→ DATA EXTRACT
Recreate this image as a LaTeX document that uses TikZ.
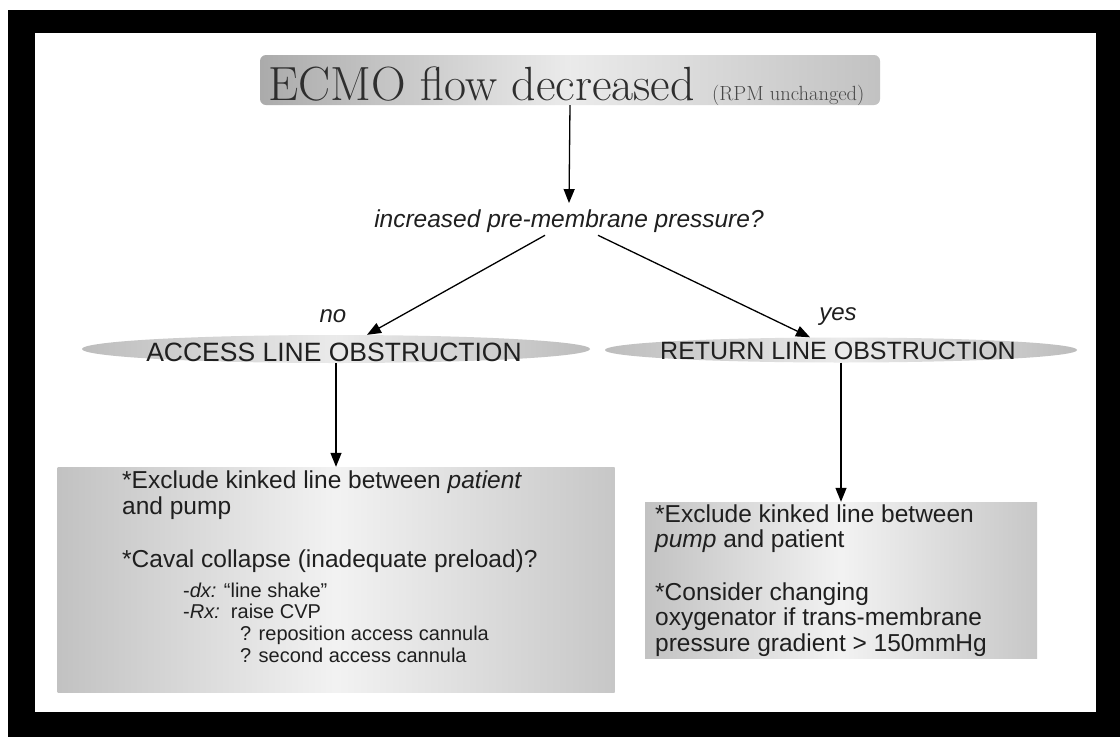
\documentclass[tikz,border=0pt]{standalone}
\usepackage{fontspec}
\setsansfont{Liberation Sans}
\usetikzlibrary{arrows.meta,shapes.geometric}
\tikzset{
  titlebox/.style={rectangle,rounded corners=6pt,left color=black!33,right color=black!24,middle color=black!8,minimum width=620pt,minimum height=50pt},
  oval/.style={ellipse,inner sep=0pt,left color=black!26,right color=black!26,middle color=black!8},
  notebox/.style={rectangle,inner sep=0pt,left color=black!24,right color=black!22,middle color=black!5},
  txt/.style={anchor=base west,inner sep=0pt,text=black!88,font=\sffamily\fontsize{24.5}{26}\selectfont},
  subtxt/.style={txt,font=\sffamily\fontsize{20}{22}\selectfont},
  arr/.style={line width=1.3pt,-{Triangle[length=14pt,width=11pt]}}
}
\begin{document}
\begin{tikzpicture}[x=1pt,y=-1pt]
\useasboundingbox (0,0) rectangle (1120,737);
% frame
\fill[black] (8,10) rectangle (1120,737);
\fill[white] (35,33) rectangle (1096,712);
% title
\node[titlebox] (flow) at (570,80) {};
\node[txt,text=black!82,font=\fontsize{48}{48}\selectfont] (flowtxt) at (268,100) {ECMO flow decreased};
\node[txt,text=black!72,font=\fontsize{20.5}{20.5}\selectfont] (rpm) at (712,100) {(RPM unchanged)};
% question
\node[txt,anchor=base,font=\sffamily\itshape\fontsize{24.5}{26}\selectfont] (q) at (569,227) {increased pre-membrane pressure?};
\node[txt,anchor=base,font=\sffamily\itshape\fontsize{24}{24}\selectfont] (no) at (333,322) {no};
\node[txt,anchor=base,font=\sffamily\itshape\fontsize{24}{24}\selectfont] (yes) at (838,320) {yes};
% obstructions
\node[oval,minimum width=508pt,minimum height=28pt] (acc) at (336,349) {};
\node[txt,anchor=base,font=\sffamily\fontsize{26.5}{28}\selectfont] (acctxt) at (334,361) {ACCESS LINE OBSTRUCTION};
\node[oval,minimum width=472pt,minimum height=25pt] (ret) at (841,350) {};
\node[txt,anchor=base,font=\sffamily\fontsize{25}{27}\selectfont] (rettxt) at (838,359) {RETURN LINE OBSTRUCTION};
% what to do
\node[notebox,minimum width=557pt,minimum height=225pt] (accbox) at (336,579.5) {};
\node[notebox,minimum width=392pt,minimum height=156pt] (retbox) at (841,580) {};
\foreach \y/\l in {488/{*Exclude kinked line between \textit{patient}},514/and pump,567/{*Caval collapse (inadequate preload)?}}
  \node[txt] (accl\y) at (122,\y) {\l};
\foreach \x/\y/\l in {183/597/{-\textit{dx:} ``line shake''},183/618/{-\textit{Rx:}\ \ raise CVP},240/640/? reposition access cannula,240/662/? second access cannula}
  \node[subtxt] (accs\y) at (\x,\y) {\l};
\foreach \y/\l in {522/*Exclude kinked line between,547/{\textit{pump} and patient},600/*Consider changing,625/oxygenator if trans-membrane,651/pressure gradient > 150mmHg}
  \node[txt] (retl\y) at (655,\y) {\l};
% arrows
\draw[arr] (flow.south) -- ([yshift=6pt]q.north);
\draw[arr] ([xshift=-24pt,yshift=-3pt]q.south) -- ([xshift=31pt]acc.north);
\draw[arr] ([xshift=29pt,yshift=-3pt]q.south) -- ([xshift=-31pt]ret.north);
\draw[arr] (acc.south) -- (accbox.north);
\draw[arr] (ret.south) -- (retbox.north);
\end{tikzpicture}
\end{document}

→ DIRECTIONS FOR THIS TASK
Omit the pictures and give the material again, exactly and in full.

→ EXPECTED ANSWER
Recreate this image as a LaTeX document that uses TikZ.
\documentclass[tikz,border=0pt]{standalone}
\usepackage{fontspec}
\setsansfont{Liberation Sans}
\usetikzlibrary{arrows.meta,shapes.geometric}
\tikzset{
  titlebox/.style={rectangle,rounded corners=6pt,left color=black!33,right color=black!24,middle color=black!8,minimum width=620pt,minimum height=50pt},
  oval/.style={ellipse,inner sep=0pt,left color=black!26,right color=black!26,middle color=black!8},
  notebox/.style={rectangle,inner sep=0pt,left color=black!24,right color=black!22,middle color=black!5},
  txt/.style={anchor=base west,inner sep=0pt,text=black!88,font=\sffamily\fontsize{24.5}{26}\selectfont},
  subtxt/.style={txt,font=\sffamily\fontsize{20}{22}\selectfont},
  arr/.style={line width=1.3pt,-{Triangle[length=14pt,width=11pt]}}
}
\begin{document}
\begin{tikzpicture}[x=1pt,y=-1pt]
\useasboundingbox (0,0) rectangle (1120,737);
% frame
\fill[black] (8,10) rectangle (1120,737);
\fill[white] (35,33) rectangle (1096,712);
% title
\node[titlebox] (flow) at (570,80) {};
\node[txt,text=black!82,font=\fontsize{48}{48}\selectfont] (flowtxt) at (268,100) {ECMO flow decreased};
\node[txt,text=black!72,font=\fontsize{20.5}{20.5}\selectfont] (rpm) at (712,100) {(RPM unchanged)};
% question
\node[txt,anchor=base,font=\sffamily\itshape\fontsize{24.5}{26}\selectfont] (q) at (569,227) {increased pre-membrane pressure?};
\node[txt,anchor=base,font=\sffamily\itshape\fontsize{24}{24}\selectfont] (no) at (333,322) {no};
\node[txt,anchor=base,font=\sffamily\itshape\fontsize{24}{24}\selectfont] (yes) at (838,320) {yes};
% obstructions
\node[oval,minimum width=508pt,minimum height=28pt] (acc) at (336,349) {};
\node[txt,anchor=base,font=\sffamily\fontsize{26.5}{28}\selectfont] (acctxt) at (334,361) {ACCESS LINE OBSTRUCTION};
\node[oval,minimum width=472pt,minimum height=25pt] (ret) at (841,350) {};
\node[txt,anchor=base,font=\sffamily\fontsize{25}{27}\selectfont] (rettxt) at (838,359) {RETURN LINE OBSTRUCTION};
% what to do
\node[notebox,minimum width=557pt,minimum height=225pt] (accbox) at (336,579.5) {};
\node[notebox,minimum width=392pt,minimum height=156pt] (retbox) at (841,580) {};
\foreach \y/\l in {488/{*Exclude kinked line between \textit{patient}},514/and pump,567/{*Caval collapse (inadequate preload)?}}
  \node[txt] (accl\y) at (122,\y) {\l};
\foreach \x/\y/\l in {183/597/{-\textit{dx:} ``line shake''},183/618/{-\textit{Rx:}\ \ raise CVP},240/640/? reposition access cannula,240/662/? second access cannula}
  \node[subtxt] (accs\y) at (\x,\y) {\l};
\foreach \y/\l in {522/*Exclude kinked line between,547/{\textit{pump} and patient},600/*Consider changing,625/oxygenator if trans-membrane,651/pressure gradient > 150mmHg}
  \node[txt] (retl\y) at (655,\y) {\l};
% arrows
\draw[arr] (flow.south) -- ([yshift=6pt]q.north);
\draw[arr] ([xshift=-24pt,yshift=-3pt]q.south) -- ([xshift=31pt]acc.north);
\draw[arr] ([xshift=29pt,yshift=-3pt]q.south) -- ([xshift=-31pt]ret.north);
\draw[arr] (acc.south) -- (accbox.north);
\draw[arr] (ret.south) -- (retbox.north);
\end{tikzpicture}
\end{document}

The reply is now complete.